Entries from a dataset:
------

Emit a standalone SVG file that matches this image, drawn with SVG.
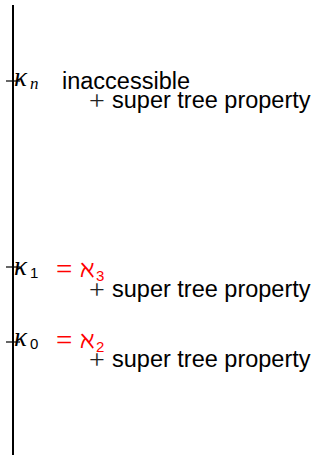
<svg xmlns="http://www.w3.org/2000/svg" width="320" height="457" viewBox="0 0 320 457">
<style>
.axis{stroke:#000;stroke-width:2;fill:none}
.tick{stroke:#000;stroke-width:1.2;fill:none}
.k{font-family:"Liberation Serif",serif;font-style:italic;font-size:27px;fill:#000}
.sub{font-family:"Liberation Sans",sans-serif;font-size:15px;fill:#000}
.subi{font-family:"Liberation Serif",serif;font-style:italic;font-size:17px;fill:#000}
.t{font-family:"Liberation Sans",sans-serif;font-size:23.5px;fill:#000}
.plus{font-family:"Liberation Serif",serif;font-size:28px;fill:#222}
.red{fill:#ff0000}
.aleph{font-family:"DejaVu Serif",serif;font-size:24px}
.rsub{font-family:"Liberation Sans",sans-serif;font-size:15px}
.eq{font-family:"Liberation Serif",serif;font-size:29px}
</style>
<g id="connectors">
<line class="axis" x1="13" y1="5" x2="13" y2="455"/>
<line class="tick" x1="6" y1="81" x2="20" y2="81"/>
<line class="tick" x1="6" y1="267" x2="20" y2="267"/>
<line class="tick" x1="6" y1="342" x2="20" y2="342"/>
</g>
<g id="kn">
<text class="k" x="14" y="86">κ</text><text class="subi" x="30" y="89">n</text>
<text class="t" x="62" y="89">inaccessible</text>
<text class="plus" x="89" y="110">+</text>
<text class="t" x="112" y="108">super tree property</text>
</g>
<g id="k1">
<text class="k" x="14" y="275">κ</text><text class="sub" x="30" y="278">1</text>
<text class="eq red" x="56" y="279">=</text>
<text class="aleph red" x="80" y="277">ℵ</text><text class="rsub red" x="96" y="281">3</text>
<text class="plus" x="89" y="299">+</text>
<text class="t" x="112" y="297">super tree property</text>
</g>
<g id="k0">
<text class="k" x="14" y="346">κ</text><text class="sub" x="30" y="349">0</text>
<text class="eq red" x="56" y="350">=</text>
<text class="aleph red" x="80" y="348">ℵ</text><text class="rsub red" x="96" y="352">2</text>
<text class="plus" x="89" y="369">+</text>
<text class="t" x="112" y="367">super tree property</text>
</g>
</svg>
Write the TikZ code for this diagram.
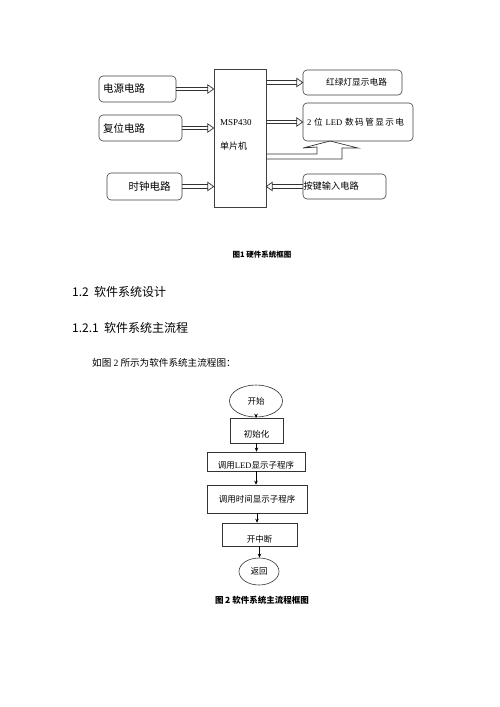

------

- **EXERCISE DIRECTIONS**
Reproduce each entry verbatim, excluding any embedded images.

- **RESPONSE BELOW**
Emit a standalone SVG file that matches this image, drawn with SVG.
<svg xmlns="http://www.w3.org/2000/svg" width="320" height="457" viewBox="0 0 320 457">
<style>
.axis{stroke:#000;stroke-width:2;fill:none}
.tick{stroke:#000;stroke-width:1.2;fill:none}
.k{font-family:"Liberation Serif",serif;font-style:italic;font-size:27px;fill:#000}
.sub{font-family:"Liberation Sans",sans-serif;font-size:15px;fill:#000}
.subi{font-family:"Liberation Serif",serif;font-style:italic;font-size:17px;fill:#000}
.t{font-family:"Liberation Sans",sans-serif;font-size:23.5px;fill:#000}
.plus{font-family:"Liberation Serif",serif;font-size:28px;fill:#222}
.red{fill:#ff0000}
.aleph{font-family:"DejaVu Serif",serif;font-size:24px}
.rsub{font-family:"Liberation Sans",sans-serif;font-size:15px}
.eq{font-family:"Liberation Serif",serif;font-size:29px}
</style>
<g id="connectors">
<line class="axis" x1="13" y1="5" x2="13" y2="455"/>
<line class="tick" x1="6" y1="81" x2="20" y2="81"/>
<line class="tick" x1="6" y1="267" x2="20" y2="267"/>
<line class="tick" x1="6" y1="342" x2="20" y2="342"/>
</g>
<g id="kn">
<text class="k" x="14" y="86">κ</text><text class="subi" x="30" y="89">n</text>
<text class="t" x="62" y="89">inaccessible</text>
<text class="plus" x="89" y="110">+</text>
<text class="t" x="112" y="108">super tree property</text>
</g>
<g id="k1">
<text class="k" x="14" y="275">κ</text><text class="sub" x="30" y="278">1</text>
<text class="eq red" x="56" y="279">=</text>
<text class="aleph red" x="80" y="277">ℵ</text><text class="rsub red" x="96" y="281">3</text>
<text class="plus" x="89" y="299">+</text>
<text class="t" x="112" y="297">super tree property</text>
</g>
<g id="k0">
<text class="k" x="14" y="346">κ</text><text class="sub" x="30" y="349">0</text>
<text class="eq red" x="56" y="350">=</text>
<text class="aleph red" x="80" y="348">ℵ</text><text class="rsub red" x="96" y="352">2</text>
<text class="plus" x="89" y="369">+</text>
<text class="t" x="112" y="367">super tree property</text>
</g>
</svg>
Write the TikZ code for this diagram.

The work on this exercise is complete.